On Feb 25, 8:29 am, Nicola Musatti <nicola.musa... @gmail.comwrote :
And the migration to Python is due in large part because of an
additional factor of 3-4x in personal productivity (over Java).
Improvements in runtime performance wouldn't hurt, but for many
applications that's not an issue. (If optional data typing were
offered, Python's penetration in the enterprise space would be even
higher, and I suspect there would be performance gains as well.)

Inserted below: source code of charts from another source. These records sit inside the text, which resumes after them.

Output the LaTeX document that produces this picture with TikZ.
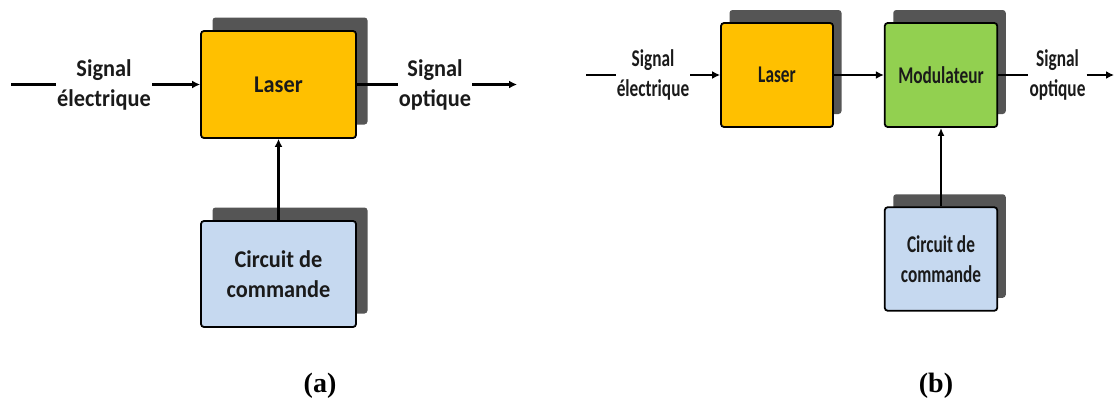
\documentclass[tikz,border=0pt]{standalone}
\usepackage{fontspec}
\setmainfont{Carlito}
\newfontfamily\wideA[FakeStretch=0.93]{Carlito}
\newfontfamily\condfont[FakeStretch=0.72]{Carlito}
\newfontfamily\capfont{Liberation Serif}
\usetikzlibrary{arrows.meta,shadows}
\definecolor{laserfill}{HTML}{FFC000}
\definecolor{modfill}{HTML}{92D050}
\definecolor{circfill}{HTML}{C6D9F0}
\definecolor{shadowgray}{HTML}{555555}
\definecolor{textdark}{HTML}{1A1A1A}
\tikzset{
  blockbox/.style={draw=black, line width=1.8pt, rounded corners=3pt, inner sep=0pt, align=center, text=textdark},
  shadowA/.style={drop shadow={shadow xshift=11.5pt, shadow yshift=13.5pt, opacity=1, fill=shadowgray}},
  shadowB/.style={drop shadow={shadow xshift=8.5pt, shadow yshift=13pt, opacity=1, fill=shadowgray}},
  fontA/.style={font=\wideA\bfseries\fontsize{24}{30}\selectfont},
  fontB/.style={font=\condfont\bfseries\fontsize{24}{29.5}\selectfont},
  lbl/.style={align=center, inner sep=1pt, text=textdark},
  conn/.style={line width=2.4pt},
  arr/.style={line width=2.4pt, -{Latex[length=8pt,width=8pt]}},
  varrA/.style={line width=2.4pt, -{Latex[length=8pt,width=8pt]}},
  varrB/.style={line width=1.8pt, -{Latex[length=8pt,width=7pt]}},
  capt/.style={font=\capfont\bfseries\fontsize{28}{30}\selectfont}
}
\begin{document}
\begin{tikzpicture}[x=1pt,y=-1pt]
\useasboundingbox (0,0) rectangle (1114,399);
% ---------- (a) ----------
\node[blockbox, shadowA, fontA, fill=laserfill, minimum width=155pt, minimum height=107pt] (laserA) at (278.5,84.5) {Laser};
\node[blockbox, shadowA, fontA, fill=circfill, minimum width=155pt, minimum height=106pt] (circA) at (278.5,274) {Circuit de\\commande};
\node[lbl, fontA] (inA) at (104,84.5) {Signal\\électrique};
\node[lbl, fontA] (outA) at (435,84.5) {Signal\\optique};
\coordinate (startA) at (11,84.5);
\coordinate (endA) at (517,84.5);
\draw[conn] (startA) -- (inA.west |- startA);
\draw[arr] (inA.east |- laserA.west) -- (laserA.west);
\draw[conn] (laserA.east) -- (outA.west |- laserA.east);
\draw[arr] (outA.east |- endA) -- (endA);
\draw[varrA] (circA.north) -- (laserA.south);
\node[capt] (capA) at (320,386) {(a)};
% ---------- (b) ----------
\node[blockbox, shadowB, fontB, fill=laserfill, minimum width=112pt, minimum height=104pt] (laserB) at (777,75) {Laser};
\node[blockbox, shadowB, fontB, fill=modfill, minimum width=112.5pt, minimum height=104pt] (modB) at (941,75) {Modulateur};
\node[blockbox, shadowB, fontB, fill=circfill, minimum width=112.5pt, minimum height=103.5pt] (circB) at (941,259) {Circuit de\\commande};
\node[lbl, fontB] (inB) at (653,75) {Signal\\électrique};
\node[lbl, fontB] (outB) at (1057.5,75) {Signal\\optique};
\coordinate (startB) at (586,75);
\coordinate (endB) at (1114,75);
\draw[conn] (startB) -- (inB.west |- startB);
\draw[arr] (inB.east |- laserB.west) -- (laserB.west);
\draw[arr] (laserB.east) -- (modB.west);
\draw[conn] (modB.east) -- (outB.west |- modB.east);
\draw[arr] (outB.east |- endB) -- (endB);
\draw[varrB] (circB.north) -- (modB.south);
\node[capt] (capB) at (936,386) {(b)};
\end{tikzpicture}
\end{document}
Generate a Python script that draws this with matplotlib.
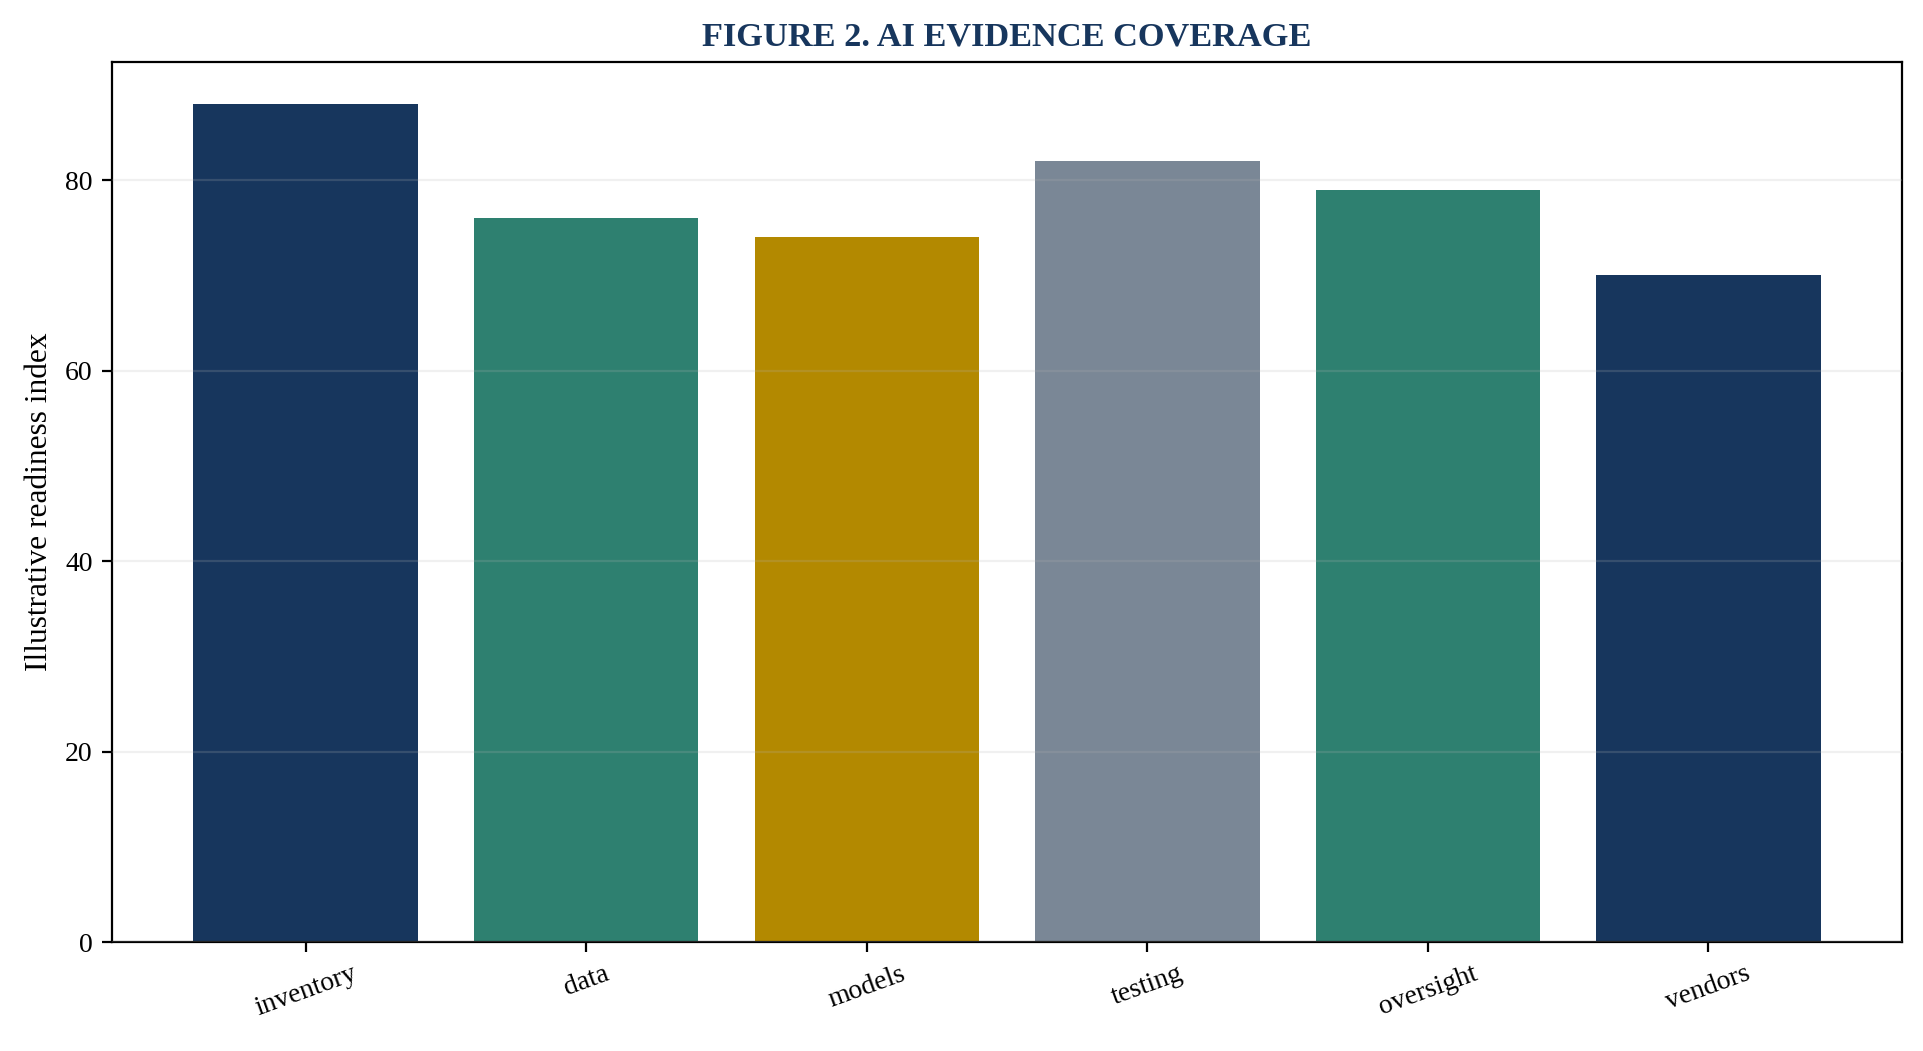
import numpy as np
import matplotlib
matplotlib.use('Agg')
import matplotlib.pyplot as plt

plt.rcParams['font.family'] = ['Liberation Serif', 'DejaVu Serif']

# Data
categories = ['inventory', 'data', 'models', 'testing', 'oversight', 'vendors']
values = [88, 76, 74, 82, 79, 70]
bar_colors = ['#17365D', '#2E8070', '#B38900', '#7A8796', '#2E8070', '#17365D']

fig = plt.figure(figsize=(9.62, 5.255), dpi=200)
ax = fig.add_axes([0.0582, 0.1037, 0.9304, 0.8373])

x = np.arange(len(categories))
ax.bar(x, values, width=0.8, color=bar_colors)

ax.set_xticks(x)
ax.set_xticklabels(categories, rotation=20, ha='center', fontsize=10)
ax.tick_params(axis='y', labelsize=10)
ax.set_ylabel('Illustrative readiness index', fontsize=11.3)
ax.set_title('FIGURE 2. AI EVIDENCE COVERAGE', fontsize=12.4, fontweight='bold',
             color='#17365D')

# grid sits on top of the bars, faint
ax.set_axisbelow(False)
ax.grid(axis='y', color='#b4b4b4', alpha=0.2, linewidth=0.8)

fig.savefig('out.png', dpi=200)
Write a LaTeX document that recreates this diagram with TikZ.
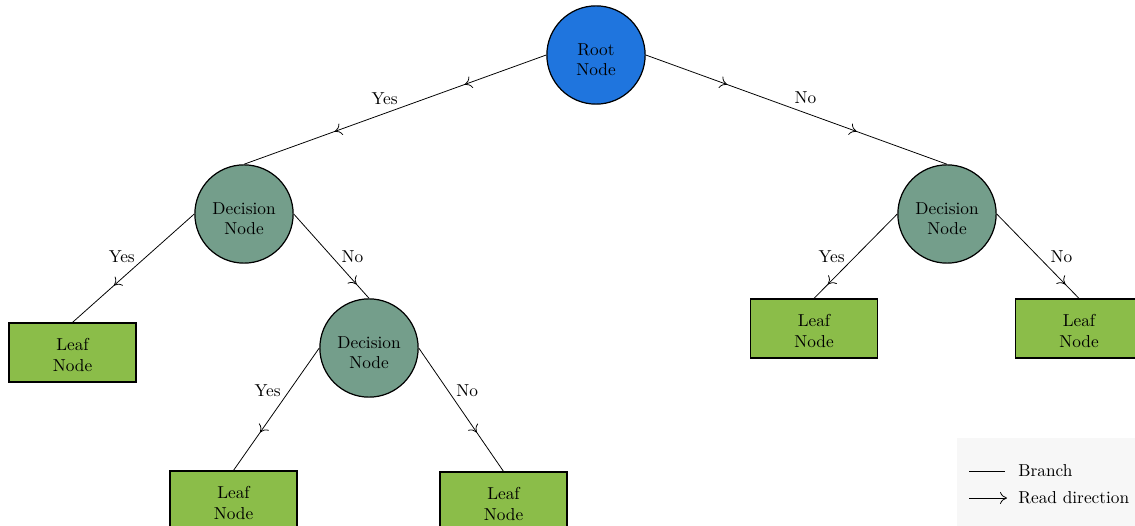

This I found less hard to believe. Python is more expressive than Java
and usually requires less code for the same task. Moreover the
availability of libraries is comparable.
I tend to cheat when I code in java and pretend
I'm writing in Python. But even then the biggest
pain comes in when I try to use really advanced
data structures and get all knotted up in the verbosity
-- and when I try to figure out what I was doing later
it's even worse. For example in Python I tend to build
things like dictionaries of tuples to lists of
dictionaries without thinking about it, but in Java
the equivalent of
D[ (x,y) ] = [ { a: b } ]
is too horrible to be imagined, even if you cheat
and use the non-type-safe containers. Of course
this is in addition to other Java annoyances like
no proper support for multivalued returns or
function pointers, and overgeneralized
libraries.
However, I have found in the corporate
environment that managers frequently don't
like it when you do in a few days that
things that they themselves don't know how
to do in less than several months. Especially
when it makes the other programmers angry.
Sometimes I think programmers should get
sociology/psychology/poli.sci degrees and pick up the
programming stuff on the job, since most of
what counts seems to be politics, really.